O Grande Firewall Chinês: Uma Lição de Soberania
A China, alvo de críticas ocidentais por seu “autoritarismo digital”, expõe a hipocrisia do livre mercado. O chamado Great Firewall não foi um mero ato de censura, mas uma estratégia de ruptura com a dependência tecnológica. Enquanto o Ocidente zombava, Pequim construía um ecossistema próprio: BATX (Baidu, Alibaba, Tencent, Xiaomi), redes 5G autônomas e leis rigorosas de proteção de dados.
Resultado? Hoje, a China não só domina a produção de semicondutores e baterias, como exporta seu modelo via Rota da Seda Digital, integrando países do Sul Global a suas plataformas. Enquanto isso, o Brasil, refém do WhatsApp e do Google, sequer consegue obrigar o X (ex-Twitter) a nomear um representante legal em solo nacional. A lição é óbvia: soberania tecnológica exige protecionismo estratégico, algo que a teoria da dependência já anunciava nos anos 1960.
Big Techs e a Reprimarização da Economia Brasileira
O economista Márcio Pochmann não erra ao apontar: vivemos uma reprimarização da economia, onde dados substituem o minério de ferro como commodity de exportação. Plataformas como Meta e TikTok monetizam nossa cultura, nossos desejos e até nossa revolta, enquanto repatriam lucros e evitam impostos. O caso da Cambridge Analytica — que usou dados brasileiros para alimentar o bolsonarismo — é só a ponta do iceberg.
A dependência digital reproduz a velha divisão internacional do trabalho: nós colhemos cacau; eles vendem chocolate. Enquanto a Huawei investe 20% de seu faturamento em pesquisa, o Brasil gasta 1,2% do PIB em ciência — e ainda assim, parte desse montante é drenada para pagar licenças de softwares estrangeiros.
O Plano de IA Brasileiro: Esperança ou Ilusão?
O Plano Brasileiro de Inteligência Artificial, que promete R$ 23 bilhões até 2028, poderia ser um divisor de águas. Mas, sem romper com a lógica dependente, corre o risco de ser mais um projeto subalterno. De que adianta atualizar o supercomputador Santos Dumont se continuarmos usando algoritmos treinados em inglês, incapazes de entender nossa diversidade linguística e cultural?
A China nos ensina que inovação exige controle estatal sobre infraestrutura crítica. Enquanto aqui discutimos privatizações do 5G, os chineses já planejam redes 6G públicas.
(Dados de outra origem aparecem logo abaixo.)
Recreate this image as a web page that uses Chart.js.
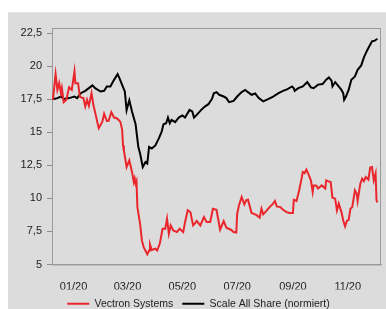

Enquanto nossa LGPD é flexível com as Big Techs, a legislação chinesa obriga empresas a armazenar dados localmente e compartilhar códigos-fonte com o governo.
Por Um Projeto Nacional de Libertação Digital
A teoria marxista da dependência nos alerta: não há desenvolvimento autônomo sem ruptura com o imperialismo. Se queremos evitar um futuro onde algoritmos de Silicon Valley definem nossa política, precisamos:
- Estatizar infraestruturas digitais, como redes 5G e data centers.
- Criar um sistema público de inovação, com universidades e empresas estatais liderando o desenvolvimento de IA em português.
- Regulamentar com rigor, taxando lucros das Big Techs e exigindo transferência de tecnologia.
- Fortalecer alianças Sul-Sul, integrando-se a iniciativas como a Rota da Seda Digital.
A alternativa é seguir como quintal digital do Norte, onde até nossa indignação vira mercadoria. Como dizia Theotonio dos Santos, teórico da dependência: “O subdesenvolvimento não é uma etapa, mas um produto do capitalismo”. Na era digital, ou rompemos as correntes, ou seremos eternos avatares de um império algorítmico.
Isis Paris Maia é socióloga e pesquisadora de geopolítica da tecnologia. Artigo publicado originalmente no Portal Outras Palavras, em 25 de fevereiro de 2025.